Now that I am pregnant, my mother-in-law is very concerned about the vitamin A in a multivitamin I have used for years. Am I endangering my baby?

Q: Now that I am pregnant, my mother-in-law is very concerned about the vitamin A in a multivitamin I have used for years. Am I endangering my baby?

A: Pregnancy leads to many changes in your nutrient requirements, mostly to an increase in the need for certain vitamins and minerals. For years, physicians have been comfortable prescribing prenatal vitamin supplements and research vindicates the practice. The primary difference between a prescription prenatal formula and a formula you can obtain without a prescription is the amount of folic acid: 1,000 mcg in the prescription product compared to 800 mcg in nonprescription products. Abundant research in the past decade verifies that present-day prescription prenatals would be improved by the addition of certain minerals such as chromium and selenium to their formula. Likely these are in your current "regular" multivitamin/mineral. You can also add a separate folic acid supplement to your regular multivitamin/mineral.

However, more is not always better and certain nutrients deserve closer examination. A 1995 article in the New England Journal of Medicine warned that vitamin A in amounts over 8000 IU per day might lead to an increase in birth defects, specifically cleft palate. The article prompted an immediate reduction in the vitamin A content of most multivitamins, not just prenatal formulas.

Responsible scientists since 1995 have looked more closely at the incidence of birth defects among women taking supplements of vitamin A as high as 300,000 IU per day. Their report in the journal Teratology comes to quite different conclusions from the earlier report.
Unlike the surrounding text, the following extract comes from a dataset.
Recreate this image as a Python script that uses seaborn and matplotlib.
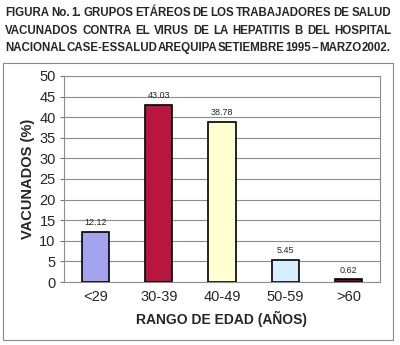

Infants born to mothers taking lower amounts of vitamin A, up to 40,000 IU per day, suffered more birth defects than those born of mothers using about 50,000 IU per day. Questions remain regarding the potential for birth defects when pregnant women use extremely high amounts of vitamin A, 200,000 to 300,000 IU per day.
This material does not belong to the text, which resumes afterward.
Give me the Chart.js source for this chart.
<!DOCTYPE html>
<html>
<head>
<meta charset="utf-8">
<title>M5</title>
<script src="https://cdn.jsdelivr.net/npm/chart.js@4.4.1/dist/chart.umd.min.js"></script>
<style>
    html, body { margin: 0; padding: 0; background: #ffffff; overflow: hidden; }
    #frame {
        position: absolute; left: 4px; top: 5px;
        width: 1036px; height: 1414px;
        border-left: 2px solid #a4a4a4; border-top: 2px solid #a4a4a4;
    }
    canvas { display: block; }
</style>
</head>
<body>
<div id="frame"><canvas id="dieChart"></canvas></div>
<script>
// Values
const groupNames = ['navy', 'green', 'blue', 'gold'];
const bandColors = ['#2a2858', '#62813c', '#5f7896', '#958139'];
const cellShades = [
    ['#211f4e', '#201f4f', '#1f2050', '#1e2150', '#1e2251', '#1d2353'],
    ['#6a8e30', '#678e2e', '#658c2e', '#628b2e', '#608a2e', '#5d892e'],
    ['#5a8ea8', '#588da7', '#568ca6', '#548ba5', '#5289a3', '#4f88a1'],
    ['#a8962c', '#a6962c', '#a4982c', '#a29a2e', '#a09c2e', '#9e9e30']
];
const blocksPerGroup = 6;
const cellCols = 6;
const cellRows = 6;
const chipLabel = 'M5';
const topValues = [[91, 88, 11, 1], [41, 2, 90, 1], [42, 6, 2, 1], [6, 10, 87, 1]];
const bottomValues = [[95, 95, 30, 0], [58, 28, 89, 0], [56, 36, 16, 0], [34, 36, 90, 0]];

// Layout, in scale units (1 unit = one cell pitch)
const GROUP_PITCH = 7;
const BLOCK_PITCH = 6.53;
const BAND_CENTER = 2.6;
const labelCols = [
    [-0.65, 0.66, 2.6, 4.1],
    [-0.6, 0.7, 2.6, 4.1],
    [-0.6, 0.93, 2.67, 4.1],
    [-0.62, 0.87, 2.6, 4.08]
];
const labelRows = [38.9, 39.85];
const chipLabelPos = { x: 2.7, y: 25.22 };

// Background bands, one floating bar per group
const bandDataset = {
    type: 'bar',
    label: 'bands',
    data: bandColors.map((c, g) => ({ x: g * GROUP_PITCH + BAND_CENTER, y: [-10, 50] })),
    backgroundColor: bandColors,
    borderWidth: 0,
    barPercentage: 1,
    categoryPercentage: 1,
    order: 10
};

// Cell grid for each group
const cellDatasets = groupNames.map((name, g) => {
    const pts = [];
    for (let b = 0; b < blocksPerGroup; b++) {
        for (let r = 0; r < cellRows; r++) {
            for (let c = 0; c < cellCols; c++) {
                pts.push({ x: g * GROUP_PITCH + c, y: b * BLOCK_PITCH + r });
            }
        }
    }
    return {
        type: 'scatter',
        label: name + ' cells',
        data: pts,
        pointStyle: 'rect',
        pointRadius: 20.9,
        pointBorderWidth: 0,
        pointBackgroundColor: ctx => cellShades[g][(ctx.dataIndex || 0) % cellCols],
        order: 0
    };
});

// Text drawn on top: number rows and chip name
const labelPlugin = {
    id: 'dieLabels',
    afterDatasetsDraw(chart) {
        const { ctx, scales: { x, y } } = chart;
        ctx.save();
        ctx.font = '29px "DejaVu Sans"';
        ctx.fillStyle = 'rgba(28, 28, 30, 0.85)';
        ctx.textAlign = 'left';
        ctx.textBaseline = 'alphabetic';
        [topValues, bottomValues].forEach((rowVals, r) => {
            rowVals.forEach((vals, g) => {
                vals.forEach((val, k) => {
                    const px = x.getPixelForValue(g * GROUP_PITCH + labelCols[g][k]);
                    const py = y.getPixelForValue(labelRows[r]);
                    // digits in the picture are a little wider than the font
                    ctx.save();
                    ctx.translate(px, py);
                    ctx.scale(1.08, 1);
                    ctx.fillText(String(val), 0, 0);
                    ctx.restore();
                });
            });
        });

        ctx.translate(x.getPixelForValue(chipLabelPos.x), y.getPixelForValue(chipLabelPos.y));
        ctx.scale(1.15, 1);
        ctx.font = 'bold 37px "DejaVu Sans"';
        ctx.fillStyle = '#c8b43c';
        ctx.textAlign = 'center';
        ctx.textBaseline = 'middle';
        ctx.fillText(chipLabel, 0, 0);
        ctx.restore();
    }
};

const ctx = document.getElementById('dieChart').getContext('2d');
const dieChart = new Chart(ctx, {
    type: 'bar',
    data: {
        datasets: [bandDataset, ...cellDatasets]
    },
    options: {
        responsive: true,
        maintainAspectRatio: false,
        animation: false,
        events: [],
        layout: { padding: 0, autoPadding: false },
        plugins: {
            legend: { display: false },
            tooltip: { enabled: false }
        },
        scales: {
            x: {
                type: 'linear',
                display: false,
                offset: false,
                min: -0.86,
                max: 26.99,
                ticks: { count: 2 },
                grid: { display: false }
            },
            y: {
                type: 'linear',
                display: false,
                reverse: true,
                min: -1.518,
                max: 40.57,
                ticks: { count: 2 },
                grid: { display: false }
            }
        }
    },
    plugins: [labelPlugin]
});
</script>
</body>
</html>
Animal research from the 1930s also sheds some light. When rats receive about half the rat RDA (Recommended Daily Allowance) of vitamin A, they tend not to reproduce at all. When they do, they tend to have rat pups with malformations of various sorts. As the amount of vitamin A in their diet is increased, they tend to be healthier and to have normal offspring, and maximum litter size (recognized as one measure of health in rats) requires the human equivalent of about 30,000 IU of vitamin A per day. This is in the ballpark of the amount mentioned in the second study, which apparently minimized birth defects in humans.

Laboratory research should never be applied directly to human experience because laboratory conditions are not the same as the real world. Human experience and animal research, however, consistently indicate that we ordinarily receive less than the ideal amounts of most nutrients from our Standard American Diet (some are fond of calling it the SAD diet). Research indicates that supplements of most nutrients in the range of two to five times the RDI (Recommended Daily Intake) are safe and beneficial in most circumstances, including a normal pregnancy. This does not mean that 100,000 IU (about 10 times the RDI) of vitamin A is safe. However, it looks like the restriction of vitamin A supplements among pregnant women to 8,000-10,000 IU per day was premature.

Use the occasion of your pregnancy as motivation to relax, improve your diet, and concentrate on improving your life. Your regular multivitamin/ mineral, with some extra folic acid, even with 15,000-25,000 IU of vitamin A, should be fine.